I am once again borrowing from Meredith, but this time from the Compensation Standards blog. She writes about a study on the effectiveness of ESG metrics in executive compensation. Turns out they are very effective … for executives.
“In ‘ESG Overperformance? Assessing the Use of ESG Targets in Executive Compensation Plans,’ Adam Badawi (UC Berkeley) and Robert Bartlett (Stanford Law School) audited S&P 500 companies’ 2023 proxy statements to assess the use of ESG metrics and, most importantly, [executives’] performance against those metrics. Here’s what they found (from their HLS blog summary):
Financial targets are nearly always hard targets that are tied to measures such as revenue and profitability. In general, they appear to be set at levels that are not easy to hit, which would explain why executives missed all of their financial targets 22% of the time in our sample.
ESG targets, it appears, get set in a different way. We find that, of the 247 firms that disclose an ESG performance incentive, only 6 of them reported missing every target. That is, 98 percent of them met at least one ESG target. Similarly, we find that 44% of firms met or exceeded all of their financial targets while 76% of firms met or exceeded all of their ESG targets.

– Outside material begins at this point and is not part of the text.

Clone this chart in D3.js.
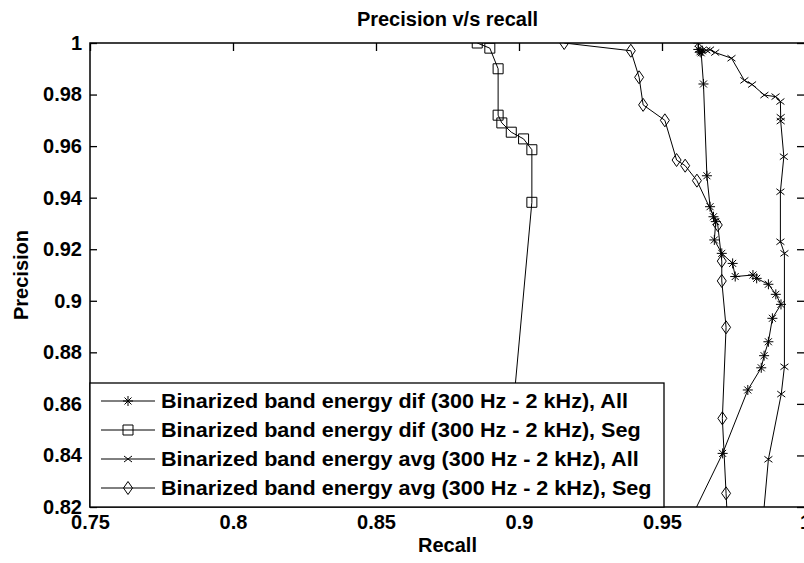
<!DOCTYPE html>
<html>
<head>
<meta charset="utf-8">
<script src="https://cdn.jsdelivr.net/npm/d3@7"></script>
<style>
  body { margin: 0; background: #fff; }
  text { font-family: "Liberation Sans", Arial, sans-serif; font-weight: bold; fill: #000; }
</style>
</head>
<body>
<div id="pr_plot"></div>
<script>
// values (recall, precision)
var recallDifAll = [0.9627, 0.9627, 0.9633, 0.9641, 0.9637, 0.9645, 0.9657, 0.9668, 0.9680, 0.9688, 0.9683, 0.9709, 0.9747, 0.9756, 0.9818, 0.9831, 0.9872, 0.9898, 0.9916, 0.9886, 0.9872, 0.9857, 0.9847, 0.9800, 0.9712, 0.9577];
var precisionDifAll = [1.0, 0.9975, 0.9966, 0.9970, 0.9962, 0.9841, 0.9485, 0.9365, 0.9326, 0.9307, 0.9236, 0.9184, 0.9145, 0.9094, 0.9100, 0.9087, 0.9064, 0.9025, 0.8986, 0.8932, 0.8841, 0.8787, 0.8740, 0.8654, 0.8408, 0.8100];

var recallDifSeg = [0.8854, 0.8898, 0.8927, 0.8927, 0.8940, 0.8973, 0.9016, 0.9045, 0.9045, 0.8940];
var precisionDifSeg = [1.0, 0.9980, 0.9900, 0.9720, 0.9690, 0.9654, 0.9628, 0.9586, 0.9382, 0.8100];

var recallAvgAll = [0.9655, 0.9668, 0.9686, 0.9743, 0.9788, 0.9815, 0.9858, 0.9897, 0.9914, 0.9915, 0.9915, 0.9926, 0.9914, 0.9914, 0.9928, 0.9928, 0.9917, 0.9872, 0.9849];
var precisionAvgAll = [0.9972, 0.9974, 0.9963, 0.9941, 0.9855, 0.9839, 0.9798, 0.9792, 0.9773, 0.9712, 0.9697, 0.9559, 0.9423, 0.9229, 0.9184, 0.8744, 0.8638, 0.8385, 0.8100];

var recallAvgSeg = [0.9158, 0.9391, 0.9420, 0.9434, 0.9510, 0.9551, 0.9581, 0.9622, 0.9695, 0.9709, 0.9709, 0.9724, 0.9711, 0.9724, 0.9731];
var precisionAvgSeg = [1.0, 0.9970, 0.9867, 0.9760, 0.9700, 0.9546, 0.9524, 0.9466, 0.9294, 0.9154, 0.9077, 0.8897, 0.8544, 0.8253, 0.8100];

var seriesNames = [
  "Binarized band energy dif (300 Hz - 2 kHz), All",
  "Binarized band energy dif (300 Hz - 2 kHz), Seg",
  "Binarized band energy avg (300 Hz - 2 kHz), All",
  "Binarized band energy avg (300 Hz - 2 kHz), Seg"
];
var seriesMarkers = ["star", "square", "cross", "diamond"];

var xTicks = [0.75, 0.8, 0.85, 0.9, 0.95, 1];
var xTickLabels = ["0.75", "0.8", "0.85", "0.9", "0.95", "1"];
var yTicks = [0.82, 0.84, 0.86, 0.88, 0.9, 0.92, 0.94, 0.96, 0.98, 1];
var yTickLabels = ["0.82", "0.84", "0.86", "0.88", "0.9", "0.92", "0.94", "0.96", "0.98", "1"];

// set the dimensions and margins of the graph
var margin = {top: 43, right: 0, bottom: 56, left: 90},
    width = 715,
    height = 464;

var svg = d3.select("#pr_plot")
  .append("svg")
    .attr("width", 804)
    .attr("height", 563)
  .append("g")
    .attr("transform", "translate(" + margin.left + "," + margin.top + ")");

var x = d3.scaleLinear().domain([0.75, 1]).range([0, width]);
var y = d3.scaleLinear().domain([0.82, 1]).range([height, 0]);

// axes, matlab style: ticks inward on all four sides
function styleAxis(g) {
  g.select(".domain").remove();
  g.selectAll(".tick line").attr("stroke", "#000").attr("stroke-width", 1.3);
  g.selectAll(".tick text").style("font-size", "20px");
}
svg.append("g")
    .attr("transform", "translate(0," + height + ")")
    .call(d3.axisBottom(x).tickValues(xTicks).tickFormat(function(d, i) { return xTickLabels[i]; })
      .tickSizeInner(-8).tickSizeOuter(0).tickPadding(8))
    .call(styleAxis);
svg.append("g")
    .call(d3.axisTop(x).tickValues(xTicks).tickFormat("")
      .tickSizeInner(-8).tickSizeOuter(0))
    .call(styleAxis);
svg.append("g")
    .call(d3.axisLeft(y).tickValues(yTicks).tickFormat(function(d, i) { return yTickLabels[i]; })
      .tickSizeInner(-7).tickSizeOuter(0).tickPadding(8))
    .call(styleAxis);
svg.append("g")
    .attr("transform", "translate(" + width + ",0)")
    .call(d3.axisRight(y).tickValues(yTicks).tickFormat("")
      .tickSizeInner(-8).tickSizeOuter(0))
    .call(styleAxis);

svg.append("rect")
    .attr("width", width)
    .attr("height", height)
    .attr("fill", "none")
    .attr("stroke", "#000")
    .attr("stroke-width", 1.5);

// marker shapes
function markerPath(type, s) {
  if (type == "square") return "M-5,-5H5V5H-5Z";
  if (type == "diamond") return "M0,-6.5L4.5,0L0,6.5L-4.5,0Z";
  if (type == "cross") return "M-4,-3L4,3M-4,3L4,-3";
  // star = plus + x
  return "M0,-5V5M-5,0H5M-3.5,-3.5L3.5,3.5M-3.5,3.5L3.5,-3.5";
}

svg.append("clipPath")
    .attr("id", "clip")
  .append("rect")
    .attr("width", width)
    .attr("height", height);

var plotArea = svg.append("g").attr("clip-path", "url(#clip)");

var allSeries = [
  d3.zip(recallDifAll, precisionDifAll),
  d3.zip(recallDifSeg, precisionDifSeg),
  d3.zip(recallAvgAll, precisionAvgAll),
  d3.zip(recallAvgSeg, precisionAvgSeg)
];

var line = d3.line()
  .x(function(d) { return x(d[0]); })
  .y(function(d) { return y(d[1]); });

allSeries.forEach(function(points, i) {
  plotArea.append("path")
      .datum(points)
      .attr("fill", "none")
      .attr("stroke", "#000")
      .attr("stroke-width", 1)
      .attr("d", line);
  plotArea.selectAll(".m" + i)
      .data(points)
    .enter().append("path")
      .attr("class", "m" + i)
      .attr("transform", function(d) { return "translate(" + x(d[0]) + "," + y(d[1]) + ")"; })
      .attr("d", markerPath(seriesMarkers[i]))
      .attr("fill", "none")
      .attr("stroke", "#000")
      .attr("stroke-width", 1);
});

// legend box in the lower left corner
var legend = svg.append("g").attr("transform", "translate(0,340)");
legend.append("rect")
    .attr("width", 574)
    .attr("height", height - 340)
    .attr("fill", "#fff")
    .attr("stroke", "#000")
    .attr("stroke-width", 1.3);
seriesNames.forEach(function(name, i) {
  var row = legend.append("g").attr("transform", "translate(0," + (18 + i * 29) + ")");
  row.append("line")
      .attr("x1", 11).attr("x2", 65)
      .attr("stroke", "#000").attr("stroke-width", 1);
  row.append("path")
      .attr("transform", "translate(38,0)")
      .attr("d", markerPath(seriesMarkers[i]))
      .attr("fill", "none")
      .attr("stroke", "#000");
  // the legend text is a little wider in the original
  row.append("text")
      .attr("transform", "translate(71,0) scale(1.08,1)")
      .attr("dy", "0.35em")
      .style("font-size", "20px")
      .text(name);
});

// title and axis labels
svg.append("text")
    .attr("x", width / 2)
    .attr("y", -17)
    .attr("text-anchor", "middle")
    .style("font-size", "20px")
    .text("Precision v/s recall");
svg.append("text")
    .attr("x", width / 2)
    .attr("y", height + 45)
    .attr("text-anchor", "middle")
    .style("font-size", "20px")
    .text("Recall");
svg.append("text")
    .attr("transform", "rotate(-90)")
    .attr("x", -232)
    .attr("y", -62)
    .attr("text-anchor", "middle")
    .style("font-size", "20px")
    .text("Precision");
</script>
</body>
</html>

They then tried to analyze what’s causing this. Are executives just ‘knocking it out of the park’ when it comes to ESG improvement? It’s hard to say for sure, but that seems unlikely… [ESG goals] ‘may be set at levels that are low to allow executives to reap their rewards even if ESG performance is not particularly strong.'”

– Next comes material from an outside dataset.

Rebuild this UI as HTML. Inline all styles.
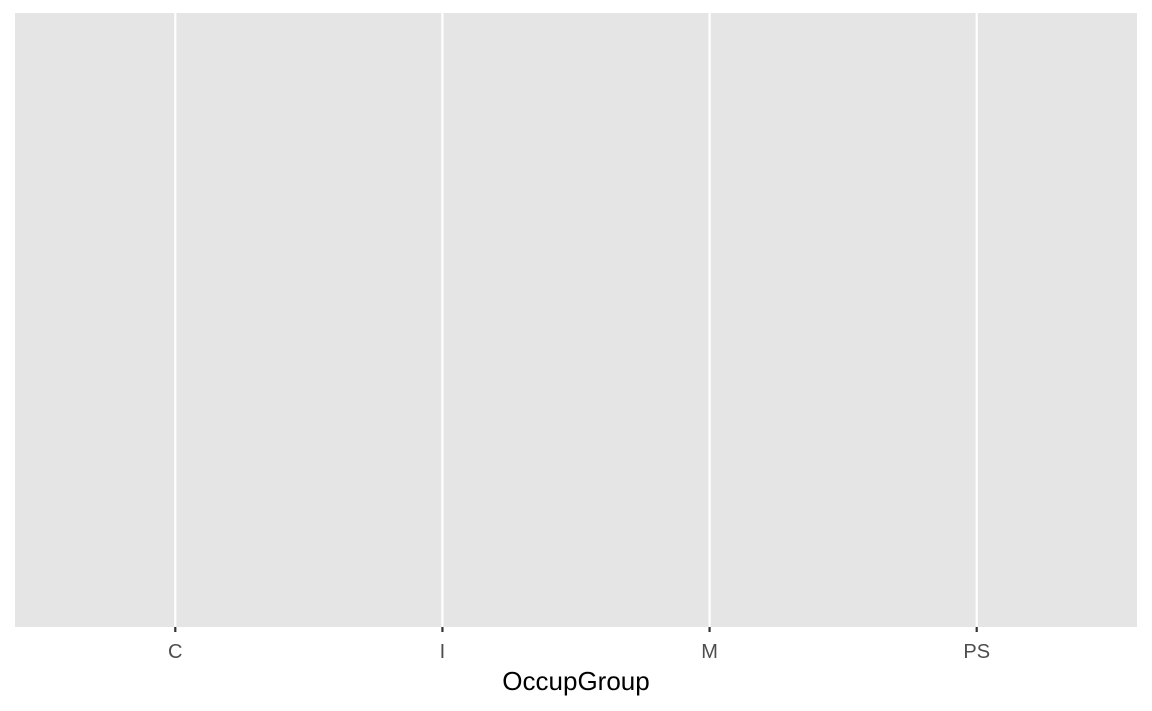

Meredith showed me a few of these targets as laid out in proxy statements. They are typically programmatic (e.g., formally establishing internal programs or future environmental goals) rather than “technical” reflecting specific operating/environmental metrics for the fiscal year (e.g., 10% reduction in Scope 1 GHG emissions or water use reduction of 20%). Certainly there are companies who do set stretch ESG goals for themselves, but those are not the norm in my experience.
Over on LinkedIn, our friend Nawar Alsaadi also looked at the study and pointed out that
“when ESG targets are tied to obligatory reporting obligations such as those required by the EPA, OSHA or EEO-1, they are missed at a much higher rate.”
Missing goals based on regulatory mandates is not surprising because external factors impact a company’s ability to meet compliance and executives underestimate difficulties in maintaining compliance.
Tying executive compensation was once considered a meaningful way of pushing corporate ESG/sustainability performance ahead. Sadly, it is for the most part only another system to game.